My family doesn't have many heirlooms. Not in the traditional sense of “objects of value held by a family for several generations.” We have stories and legends and inside jokes. We have loud laughs and good hugs and lots of scripture and poetry and axioms memorized and available at a moment's notice. But when it comes to Great-Grandma's sterling or Sister's breakfront, you will have to look elsewhere.
When I moved into Sandhill I didn't have a lot of furniture. I had been living in a mobile home for six years and the only thing I wanted to take with me from that what was my first grown-up home was a pine end table I'd bought on sale at Macy's. I bought a bed, a nightstand, and a couch from L.A. Waters Furniture and figured I'd fill the rest of the rooms as I found things I liked.
About the time I moved in, Mama suggested that I take her cedar chest. She didn't give it to me, but, rather sheepishly, asked if I'd like to have it. It had been the object of much covetousness as I grew up and was, on the rare occasion, allowed to go through its contents -- the wedding dress she didn't wear when she and Daddy decided to elope, the tiny yellow housecoat that had been mine as a baby, her high school scrapbook, and the blue satin-covered baby book in which she had written every milestone of the first six years of my life.

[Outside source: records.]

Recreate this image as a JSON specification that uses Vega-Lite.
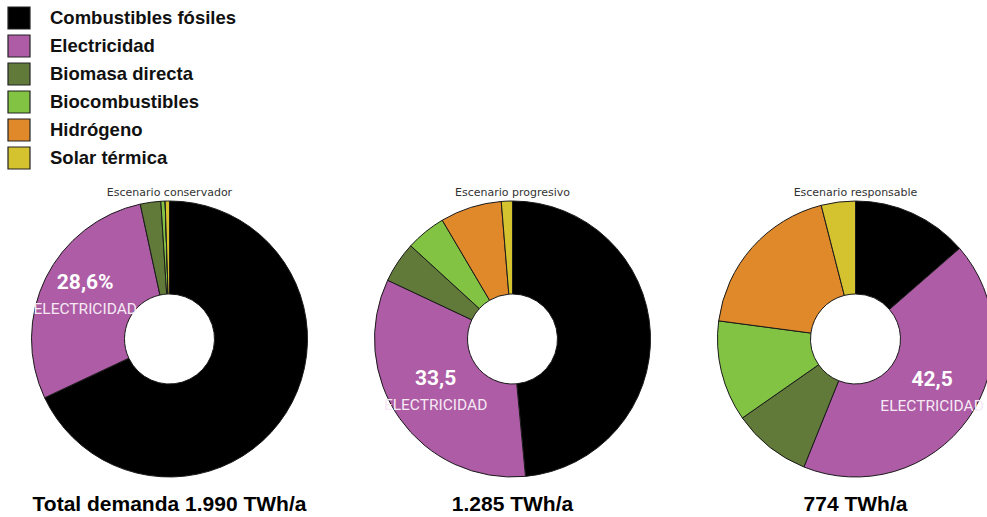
{
  "$schema": "https://vega.github.io/schema/vega-lite/v6.json",
  "padding": {"left": 7, "top": 6, "right": 0, "bottom": 0},
  "background": "white",
  "config": {"view": {"stroke": null}},
  "data": {"values": [
    {"escenario": "Escenario conservador", "total": "Total demanda 1.990 TWh/a", "fuente": "Combustibles fósiles", "orden": 1, "valor": 68.0, "etiqueta": "", "etiqueta2": ""},
    {"escenario": "Escenario conservador", "total": "Total demanda 1.990 TWh/a", "fuente": "Electricidad", "orden": 2, "valor": 28.6, "etiqueta": "28,6%", "etiqueta2": "ELECTRICIDAD"},
    {"escenario": "Escenario conservador", "total": "Total demanda 1.990 TWh/a", "fuente": "Biomasa directa", "orden": 3, "valor": 2.4, "etiqueta": "", "etiqueta2": ""},
    {"escenario": "Escenario conservador", "total": "Total demanda 1.990 TWh/a", "fuente": "Biocombustibles", "orden": 4, "valor": 0.5, "etiqueta": "", "etiqueta2": ""},
    {"escenario": "Escenario conservador", "total": "Total demanda 1.990 TWh/a", "fuente": "Hidrógeno", "orden": 5, "valor": 0.0, "etiqueta": "", "etiqueta2": ""},
    {"escenario": "Escenario conservador", "total": "Total demanda 1.990 TWh/a", "fuente": "Solar térmica", "orden": 6, "valor": 0.5, "etiqueta": "", "etiqueta2": ""},
    {"escenario": "Escenario progresivo", "total": "1.285 TWh/a", "fuente": "Combustibles fósiles", "orden": 1, "valor": 48.5, "etiqueta": "", "etiqueta2": ""},
    {"escenario": "Escenario progresivo", "total": "1.285 TWh/a", "fuente": "Electricidad", "orden": 2, "valor": 33.5, "etiqueta": "33,5", "etiqueta2": "ELECTRICIDAD"},
    {"escenario": "Escenario progresivo", "total": "1.285 TWh/a", "fuente": "Biomasa directa", "orden": 3, "valor": 4.8, "etiqueta": "", "etiqueta2": ""},
    {"escenario": "Escenario progresivo", "total": "1.285 TWh/a", "fuente": "Biocombustibles", "orden": 4, "valor": 4.7, "etiqueta": "", "etiqueta2": ""},
    {"escenario": "Escenario progresivo", "total": "1.285 TWh/a", "fuente": "Hidrógeno", "orden": 5, "valor": 7.2, "etiqueta": "", "etiqueta2": ""},
    {"escenario": "Escenario progresivo", "total": "1.285 TWh/a", "fuente": "Solar térmica", "orden": 6, "valor": 1.3, "etiqueta": "", "etiqueta2": ""},
    {"escenario": "Escenario responsable", "total": "774 TWh/a", "fuente": "Combustibles fósiles", "orden": 1, "valor": 13.6, "etiqueta": "", "etiqueta2": ""},
    {"escenario": "Escenario responsable", "total": "774 TWh/a", "fuente": "Electricidad", "orden": 2, "valor": 42.5, "etiqueta": "42,5", "etiqueta2": "ELECTRICIDAD"},
    {"escenario": "Escenario responsable", "total": "774 TWh/a", "fuente": "Biomasa directa", "orden": 3, "valor": 9.2, "etiqueta": "", "etiqueta2": ""},
    {"escenario": "Escenario responsable", "total": "774 TWh/a", "fuente": "Biocombustibles", "orden": 4, "valor": 11.8, "etiqueta": "", "etiqueta2": ""},
    {"escenario": "Escenario responsable", "total": "774 TWh/a", "fuente": "Hidrógeno", "orden": 5, "valor": 18.9, "etiqueta": "", "etiqueta2": ""},
    {"escenario": "Escenario responsable", "total": "774 TWh/a", "fuente": "Solar térmica", "orden": 6, "valor": 4.0, "etiqueta": "", "etiqueta2": ""}
  ]},
  "facet": {
    "column": {
      "field": "total", "type": "nominal",
      "sort": ["Total demanda 1.990 TWh/a", "1.285 TWh/a", "774 TWh/a"],
      "header": {"title": null, "labelOrient": "bottom", "labelFont": "Liberation Sans", "labelFontSize": 21, "labelFontWeight": "bold", "labelColor": "#000000", "labelPadding": 5}
    }
  },
  "spacing": 18,
  "spec": {
    "width": 325,
    "height": 300,
    "layer": [
      {
        "mark": {"type": "arc", "outerRadius": 138, "innerRadius": 45, "stroke": "#1a1a1a", "strokeWidth": 1},
        "encoding": {
          "theta": {"field": "valor", "type": "quantitative", "stack": true},
          "order": {"field": "orden", "type": "quantitative"},
          "color": {
            "field": "fuente", "type": "nominal",
            "scale": {
              "domain": ["Combustibles fósiles", "Electricidad", "Biomasa directa", "Biocombustibles", "Hidrógeno", "Solar térmica"],
              "range": ["#000000", "#ad5ca5", "#617a3a", "#82c343", "#e0892a", "#d4c22e"]
            },
            "legend": {
              "orient": "top", "direction": "vertical", "title": null,
              "symbolType": "square", "symbolSize": 484, "symbolStrokeColor": "#222222", "symbolStrokeWidth": 1.2, "symbolOpacity": 1,
              "labelFont": "Liberation Sans", "labelFontSize": 18.5, "labelFontWeight": "bold", "labelColor": "#111111", "labelLimit": 400,
              "labelOffset": 19, "rowPadding": 0, "offset": 15
            }
          }
        }
      },
      {
        "mark": {"type": "text", "radius": 94, "dy": -14, "font": "Roboto", "fontSize": 21, "fontWeight": "bold", "fill": "#ffffff"},
        "encoding": {
          "theta": {"field": "valor", "type": "quantitative", "stack": true},
          "order": {"field": "orden", "type": "quantitative"},
          "text": {"field": "etiqueta", "type": "nominal"}
        }
      },
      {
        "mark": {"type": "text", "radius": 94, "dy": 12, "font": "Roboto", "fontSize": 15.5, "fill": "#f6e9f4"},
        "encoding": {
          "theta": {"field": "valor", "type": "quantitative", "stack": true},
          "order": {"field": "orden", "type": "quantitative"},
          "text": {"field": "etiqueta2", "type": "nominal"}
        }
      },
      {
        "transform": [{"filter": "datum.orden == 1"}],
        "mark": {"type": "text", "baseline": "bottom", "font": "DejaVu Sans", "fontSize": 11, "fill": "#333333"},
        "encoding": {
          "theta": {"value": 0},
          "radius": {"value": 141},
          "text": {"field": "escenario", "type": "nominal"}
        }
      }
    ]
  }
}
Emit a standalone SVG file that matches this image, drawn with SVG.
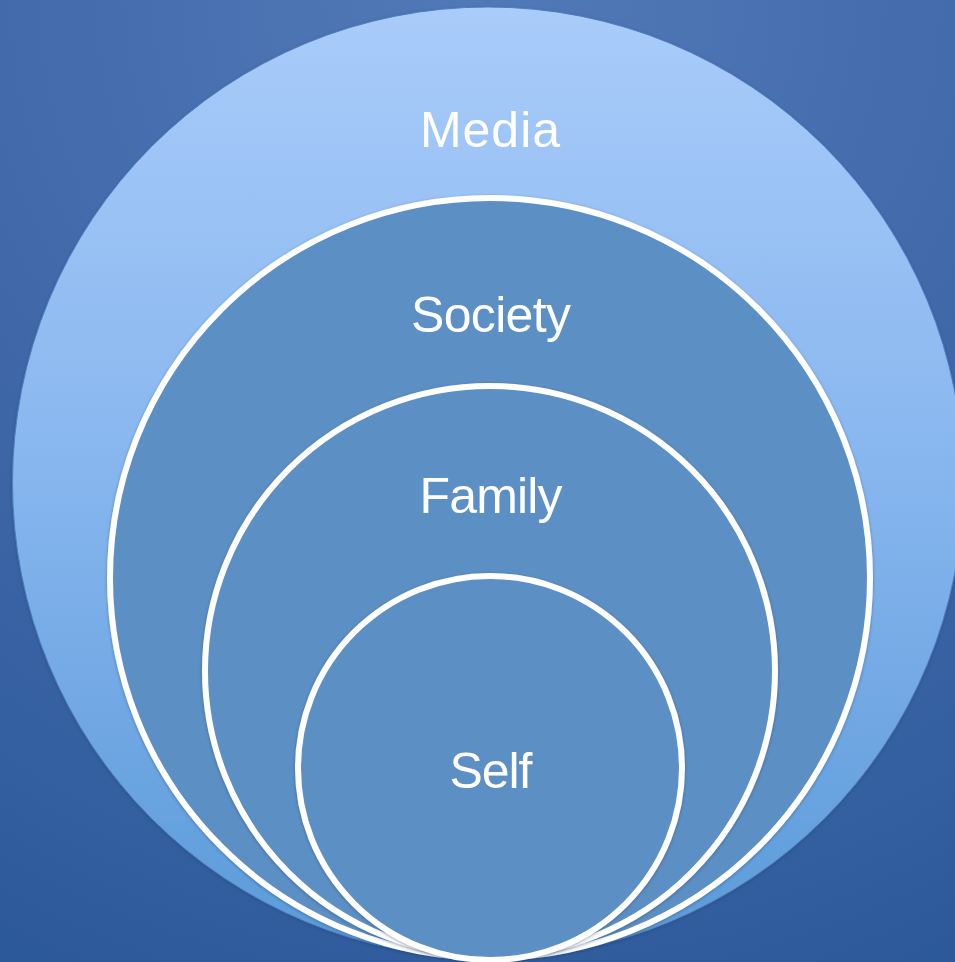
<svg xmlns="http://www.w3.org/2000/svg" width="955" height="962" viewBox="0 0 955 962">
<defs>
<radialGradient id="bg" cx="490" cy="0" r="1100" gradientUnits="userSpaceOnUse">
<stop offset="0" stop-color="#5279b7"/>
<stop offset="0.5" stop-color="#4169aa"/>
<stop offset="1" stop-color="#2b5899"/>
</radialGradient>
<linearGradient id="outer" x1="0" y1="7" x2="0" y2="958" gradientUnits="userSpaceOnUse">
<stop offset="0" stop-color="#a9ccfa"/>
<stop offset="0.5" stop-color="#86b5ee"/>
<stop offset="1" stop-color="#5a9ad9"/>
</linearGradient>
<filter id="sh" x="-10%" y="-10%" width="120%" height="120%">
<feDropShadow dx="0" dy="1" stdDeviation="1.5" flood-color="#1d3f70" flood-opacity="0.5"/>
</filter>
</defs>
<style>
.ring{fill:#5b8fc4;stroke:#ffffff;stroke-width:6}
.lbl{font-family:"Liberation Sans",Arial,sans-serif;font-size:50px;fill:#ffffff;text-anchor:middle}
</style>
<rect width="955" height="962" fill="url(#bg)"/>
<g id="media">
<circle cx="488" cy="482.5" r="475.5" fill="url(#outer)" stroke="#4f7fbf" stroke-width="1" filter="url(#sh)"/>
<text class="lbl" x="490" y="147" textLength="140">Media</text>
</g>
<g id="society">
<circle class="ring" cx="490" cy="578" r="380" filter="url(#sh)"/>
<text class="lbl" x="491" y="332" textLength="160">Society</text>
</g>
<g id="family">
<circle class="ring" cx="490" cy="671" r="285" filter="url(#sh)"/>
<text class="lbl" x="491" y="513" textLength="143">Family</text>
</g>
<g id="self">
<circle class="ring" cx="490" cy="768" r="192" filter="url(#sh)"/>
<text class="lbl" x="491" y="788" textLength="83">Self</text>
</g>
<g id="connectors"/>
</svg>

The story behind the chest was as fascinating to me as its contents. Mama had purchased it when she was a working girl in Savannah and living at the YWCA. After graduating from Collins High School, she'd left her tiny little for the big city of Savannah to take a job as a telephone operator with Southern Bell. My favorite phone call stories were the ones involving lonely soldiers at Hunter Army Air Field who would ring up the operators just to have someone with whom to talk.
Once, when I was about 10 or 12, we were in Savannah and, for some bewildering reason, found ourselves walking down Whitaker Street after dark. Mama pointed out the Y to me and told me how, when she worked the night shift, she had walked home alone, under the Spanish moss-draped trees, down the cracked sidewalks, past a funeral home. I was amazed at her bravery. I saw adventure and fearlessness in the woman in whom I'd only ever seen duty and protectiveness. She had, amazingly, once been young and carefree.
She had also been imagining another life – the life of wife and mother – and toward that end she saved up enough money to buy a hope chest, a receptacle for her dreams, the very same Lane cedar chest that was such a treasure trove for the daughter she would one day have.
So, of course, I'd like to have it. And in the back of Daddy's pick-up it made the very short journey from their house to mine, a testament to Mama's youth, a symbol of my adulthood.
Today the chest sits at the foot of the bed in Sandhill’s guest room. It bears the smell of cedar, a stamp listing the patent numbers given to the Lane Company, and a couple of short red Magic Marker strokes made by one of the many children who have knelt at the chest with paper and pen to draw a picture. It holds the quilt made for me by Mama and Grannie, a crocheted bedspread that Mama started when I was a small child and finished when I was 35, the American flag jacket given to me when I was chosen to carry the Olympic Torch in 1996, and the quilt I started in college and which was finally completed by my friend Debra during the Covid lockdown.
My mama’s chest (because it will never be fully mine) is scratched and faded and watermarked. The strong cedar scent has faded. The lid creaks loudly when I open it.
Not long after Mama died, I went into the chest looking for something and found the Christmas tree skirt she had made for me my first Christmas in the mobile home. As I unfolded it I felt a prick on my finger – an overlooked straight pin, Mama’s calling card.
For all the months she had been gone, for all the years before that she had been going, she was palpably there. Deeply present. With me in a way I had not known before.
I laughed out loud. And then I cried. For Mama, for myself, and for the real heirlooms, the ones that lie folded in our hearts.